Showing posts with label 1619project. Show all posts
Showing posts with label 1619project. Show all posts

Monday, September 20, 2021

Those Were the Days--Anti-colonialism and Am. Revolution

Lots of tweets relating to the NYTimes 1619 project, almost all of them trying to assess the importance of slavery in the American revolution.

I'm reading Louis Menand's The Free World--about halfway through now.  As I lived through the period and was an aspiring intellectual (😕) I recognize most of the names even if I don't remember the books or ever admired the art.  Possibly I'll comment more on it later.  
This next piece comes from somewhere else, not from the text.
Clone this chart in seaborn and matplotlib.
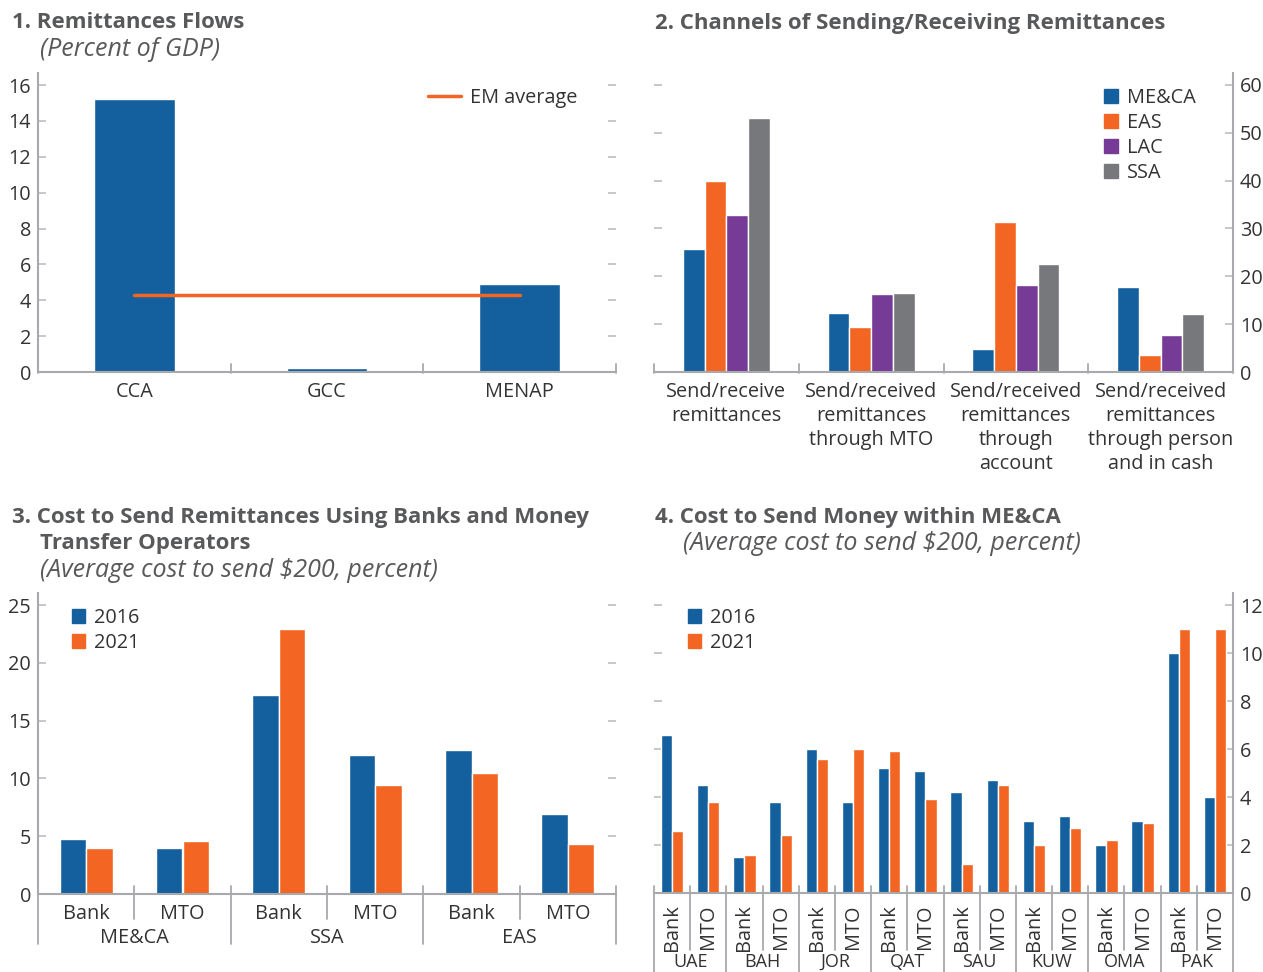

But today I want to note the Bandung conference, which was a landmark in the anti-colonial movement of the 1950's.  The nations there represented 54 percent of the world's population, or 1.5 billion people (about 4 billion today).  Menand notes that Sukarno , who had led Indonesia's independence effort and was one of the two main sponsors of the conference gave the opening address and cited Paul Revere's ride (Menand, p. 411) as the "start of the first successful anti-colonial war in history".

It's a reminder that the Revolution had many aspects, including its influence as an example on the world stage.

Monday, January 27, 2020

Some Thoughts on the 1619 Project

One of the major items is the idea that the preservation of slavery played a big part in the American Revolution;  The best evidence appears to be

  •  the southern reaction to Gov. Dunmore's offer of freedom to slaves who would fight for/work for the British.  
  • fears that the Somerset decision, outlawing slavery in the UK, was a harbinger of changes in the colonies.
I'm a failed historian and I'm a WASP so my judgments are suspect, but here goes:
  • the Dunmore issue is valid, but the timing makes it less relevant. As I learned in school, the run-up to the revolution took years, going back to the Stamp Act protests.  It comes in November 1775, after  the April Concord/Lexington fighting and months after the siege of Boston began.  It might have swayed Southern planters who were on the fence to decide to support independence.
  • because slavery in the  British colonies in Canada and the Caribbean continued for years after the Revolution, people should not have had major concerns over the effect of Somerset.  But humans are able to worry about things without having a solid basis for it.  I'd like to see an analysis of discussion of Somerset in America between 1772 and 1776.

Wednesday, January 01, 2020

Slavery in Canada and "Turn"

We've been watching "Turn" on Netflix, which is a 4 season series dealing mainly with Washington's spies, but which touches on, or forces connections to, episodes in the Revolution which are more commonly known. (I think it makes very generous use of "dramatic license".)

Anyhow, in the episode ending season 2, the African-American who was freed by Capt. Simcoe and enlisted in his Queen's Rangers takes the son of the enslaved maid to Major Andre from Setauket into York City to rejoin his mother. (The maid's been doing a little spying for the rebels on the side.) Needless to say, the British soldier loves the maid and urges her to flee with him to Canada so they can both be free.

I wondered about the accuracy of that so I did a little researching on the internet.

Sure enough, slavery in Canada lasted until 1834, when it was abolished throughout the empire.

But wait, it's not that simple.  "Lower Canada" was originally Quebec, founded by the French until the Brits won it by conquest in the French and Indian War. "Upper Canada" became today's Ontario and was mostly settled by the English.

Reading between the lines it seems likely the Brits just kept the old French laws, including those pertaining to slavery at the start.  And in "Lower Canada" they might have kept the laws until 1834. But by 1790's slavery in Upper Canada was being questioned, and a courageous troublemaker  named Chloe Cooley resisted being sold as a slave into New York.  That resulted in an act restricting the importation of slaves and promising freedom to children born after 1793. But the act only applied to Upper Canada.

Based on skimming the second article I linked to, slaves in the thirteen colonies should not have seen Canada as the promised land of freedom before 1793.